Restate the whole listing word for word. Pictures are left out.
****************
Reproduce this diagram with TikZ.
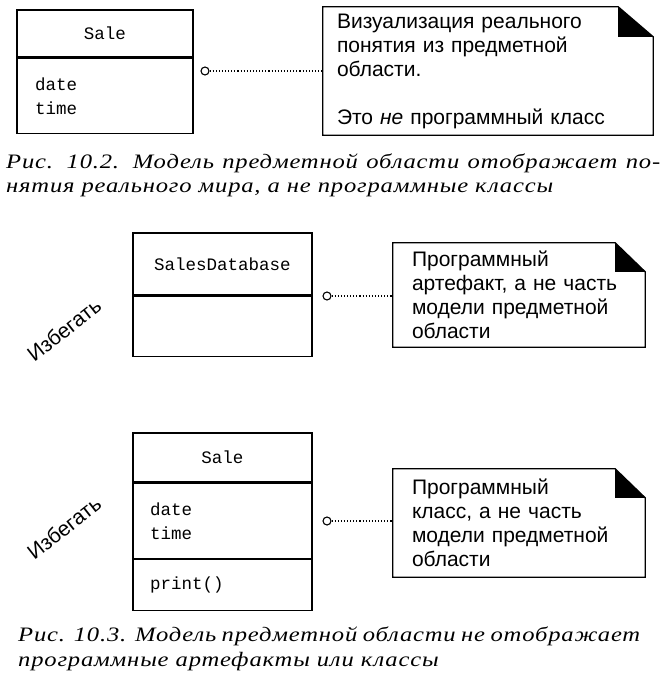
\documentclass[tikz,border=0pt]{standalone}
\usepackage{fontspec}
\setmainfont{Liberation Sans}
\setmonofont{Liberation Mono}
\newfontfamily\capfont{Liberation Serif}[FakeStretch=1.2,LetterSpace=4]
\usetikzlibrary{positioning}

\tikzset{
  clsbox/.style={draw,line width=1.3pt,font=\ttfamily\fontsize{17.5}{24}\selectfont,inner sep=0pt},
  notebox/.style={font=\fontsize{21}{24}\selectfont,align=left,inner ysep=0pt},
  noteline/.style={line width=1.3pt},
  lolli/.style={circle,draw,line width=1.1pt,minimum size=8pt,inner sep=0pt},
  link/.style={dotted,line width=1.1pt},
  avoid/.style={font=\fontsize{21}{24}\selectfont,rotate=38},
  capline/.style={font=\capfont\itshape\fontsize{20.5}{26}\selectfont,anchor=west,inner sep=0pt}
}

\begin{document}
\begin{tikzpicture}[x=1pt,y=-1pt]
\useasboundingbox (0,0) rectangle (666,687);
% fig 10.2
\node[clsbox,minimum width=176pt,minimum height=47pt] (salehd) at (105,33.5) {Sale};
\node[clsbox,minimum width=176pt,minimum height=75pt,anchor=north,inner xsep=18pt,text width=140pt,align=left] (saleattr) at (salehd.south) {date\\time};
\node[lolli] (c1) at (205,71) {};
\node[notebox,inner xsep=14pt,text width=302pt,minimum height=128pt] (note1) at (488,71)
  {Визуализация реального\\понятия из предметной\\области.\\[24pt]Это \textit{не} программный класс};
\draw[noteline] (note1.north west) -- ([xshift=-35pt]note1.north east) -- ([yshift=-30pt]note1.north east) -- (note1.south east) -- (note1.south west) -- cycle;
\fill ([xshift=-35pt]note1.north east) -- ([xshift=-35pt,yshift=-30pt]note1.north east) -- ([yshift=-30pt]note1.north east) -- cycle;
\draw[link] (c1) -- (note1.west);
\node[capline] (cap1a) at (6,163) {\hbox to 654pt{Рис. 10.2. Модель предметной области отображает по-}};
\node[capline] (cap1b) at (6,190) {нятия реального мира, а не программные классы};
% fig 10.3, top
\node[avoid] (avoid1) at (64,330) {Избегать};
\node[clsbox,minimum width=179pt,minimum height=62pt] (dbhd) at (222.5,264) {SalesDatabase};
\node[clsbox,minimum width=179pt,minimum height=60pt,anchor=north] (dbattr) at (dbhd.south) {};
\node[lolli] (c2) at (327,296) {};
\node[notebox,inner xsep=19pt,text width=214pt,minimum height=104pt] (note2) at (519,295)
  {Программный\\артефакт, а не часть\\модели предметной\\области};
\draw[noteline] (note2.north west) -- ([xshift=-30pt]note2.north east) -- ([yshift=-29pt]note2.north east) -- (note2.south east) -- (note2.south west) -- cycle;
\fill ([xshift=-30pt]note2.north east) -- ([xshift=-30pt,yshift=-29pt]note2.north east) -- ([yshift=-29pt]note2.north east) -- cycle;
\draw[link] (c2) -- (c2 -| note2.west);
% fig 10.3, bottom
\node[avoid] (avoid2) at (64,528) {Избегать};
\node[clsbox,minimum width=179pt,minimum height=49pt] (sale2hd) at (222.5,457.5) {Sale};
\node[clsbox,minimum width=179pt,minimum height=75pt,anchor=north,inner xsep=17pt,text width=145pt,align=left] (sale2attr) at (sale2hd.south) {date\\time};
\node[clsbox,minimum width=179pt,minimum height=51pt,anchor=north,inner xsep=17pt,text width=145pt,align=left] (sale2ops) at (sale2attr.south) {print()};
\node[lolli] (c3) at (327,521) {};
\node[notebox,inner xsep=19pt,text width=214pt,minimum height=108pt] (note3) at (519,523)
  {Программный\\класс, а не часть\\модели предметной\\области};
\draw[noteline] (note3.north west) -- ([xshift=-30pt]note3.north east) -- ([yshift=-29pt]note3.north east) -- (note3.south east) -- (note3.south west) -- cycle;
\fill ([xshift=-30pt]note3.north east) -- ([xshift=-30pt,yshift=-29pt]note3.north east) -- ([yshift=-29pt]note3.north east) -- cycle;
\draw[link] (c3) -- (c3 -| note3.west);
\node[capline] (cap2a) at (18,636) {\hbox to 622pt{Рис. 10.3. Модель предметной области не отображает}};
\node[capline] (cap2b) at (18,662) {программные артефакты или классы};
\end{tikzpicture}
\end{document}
****************
Right answer:
Reproduce this diagram with TikZ.
\documentclass[tikz,border=0pt]{standalone}
\usepackage{fontspec}
\setmainfont{Liberation Sans}
\setmonofont{Liberation Mono}
\newfontfamily\capfont{Liberation Serif}[FakeStretch=1.2,LetterSpace=4]
\usetikzlibrary{positioning}

\tikzset{
  clsbox/.style={draw,line width=1.3pt,font=\ttfamily\fontsize{17.5}{24}\selectfont,inner sep=0pt},
  notebox/.style={font=\fontsize{21}{24}\selectfont,align=left,inner ysep=0pt},
  noteline/.style={line width=1.3pt},
  lolli/.style={circle,draw,line width=1.1pt,minimum size=8pt,inner sep=0pt},
  link/.style={dotted,line width=1.1pt},
  avoid/.style={font=\fontsize{21}{24}\selectfont,rotate=38},
  capline/.style={font=\capfont\itshape\fontsize{20.5}{26}\selectfont,anchor=west,inner sep=0pt}
}

\begin{document}
\begin{tikzpicture}[x=1pt,y=-1pt]
\useasboundingbox (0,0) rectangle (666,687);
% fig 10.2
\node[clsbox,minimum width=176pt,minimum height=47pt] (salehd) at (105,33.5) {Sale};
\node[clsbox,minimum width=176pt,minimum height=75pt,anchor=north,inner xsep=18pt,text width=140pt,align=left] (saleattr) at (salehd.south) {date\\time};
\node[lolli] (c1) at (205,71) {};
\node[notebox,inner xsep=14pt,text width=302pt,minimum height=128pt] (note1) at (488,71)
  {Визуализация реального\\понятия из предметной\\области.\\[24pt]Это \textit{не} программный класс};
\draw[noteline] (note1.north west) -- ([xshift=-35pt]note1.north east) -- ([yshift=-30pt]note1.north east) -- (note1.south east) -- (note1.south west) -- cycle;
\fill ([xshift=-35pt]note1.north east) -- ([xshift=-35pt,yshift=-30pt]note1.north east) -- ([yshift=-30pt]note1.north east) -- cycle;
\draw[link] (c1) -- (note1.west);
\node[capline] (cap1a) at (6,163) {\hbox to 654pt{Рис. 10.2. Модель предметной области отображает по-}};
\node[capline] (cap1b) at (6,190) {нятия реального мира, а не программные классы};
% fig 10.3, top
\node[avoid] (avoid1) at (64,330) {Избегать};
\node[clsbox,minimum width=179pt,minimum height=62pt] (dbhd) at (222.5,264) {SalesDatabase};
\node[clsbox,minimum width=179pt,minimum height=60pt,anchor=north] (dbattr) at (dbhd.south) {};
\node[lolli] (c2) at (327,296) {};
\node[notebox,inner xsep=19pt,text width=214pt,minimum height=104pt] (note2) at (519,295)
  {Программный\\артефакт, а не часть\\модели предметной\\области};
\draw[noteline] (note2.north west) -- ([xshift=-30pt]note2.north east) -- ([yshift=-29pt]note2.north east) -- (note2.south east) -- (note2.south west) -- cycle;
\fill ([xshift=-30pt]note2.north east) -- ([xshift=-30pt,yshift=-29pt]note2.north east) -- ([yshift=-29pt]note2.north east) -- cycle;
\draw[link] (c2) -- (c2 -| note2.west);
% fig 10.3, bottom
\node[avoid] (avoid2) at (64,528) {Избегать};
\node[clsbox,minimum width=179pt,minimum height=49pt] (sale2hd) at (222.5,457.5) {Sale};
\node[clsbox,minimum width=179pt,minimum height=75pt,anchor=north,inner xsep=17pt,text width=145pt,align=left] (sale2attr) at (sale2hd.south) {date\\time};
\node[clsbox,minimum width=179pt,minimum height=51pt,anchor=north,inner xsep=17pt,text width=145pt,align=left] (sale2ops) at (sale2attr.south) {print()};
\node[lolli] (c3) at (327,521) {};
\node[notebox,inner xsep=19pt,text width=214pt,minimum height=108pt] (note3) at (519,523)
  {Программный\\класс, а не часть\\модели предметной\\области};
\draw[noteline] (note3.north west) -- ([xshift=-30pt]note3.north east) -- ([yshift=-29pt]note3.north east) -- (note3.south east) -- (note3.south west) -- cycle;
\fill ([xshift=-30pt]note3.north east) -- ([xshift=-30pt,yshift=-29pt]note3.north east) -- ([yshift=-29pt]note3.north east) -- cycle;
\draw[link] (c3) -- (c3 -| note3.west);
\node[capline] (cap2a) at (18,636) {\hbox to 622pt{Рис. 10.3. Модель предметной области не отображает}};
\node[capline] (cap2b) at (18,662) {программные артефакты или классы};
\end{tikzpicture}
\end{document}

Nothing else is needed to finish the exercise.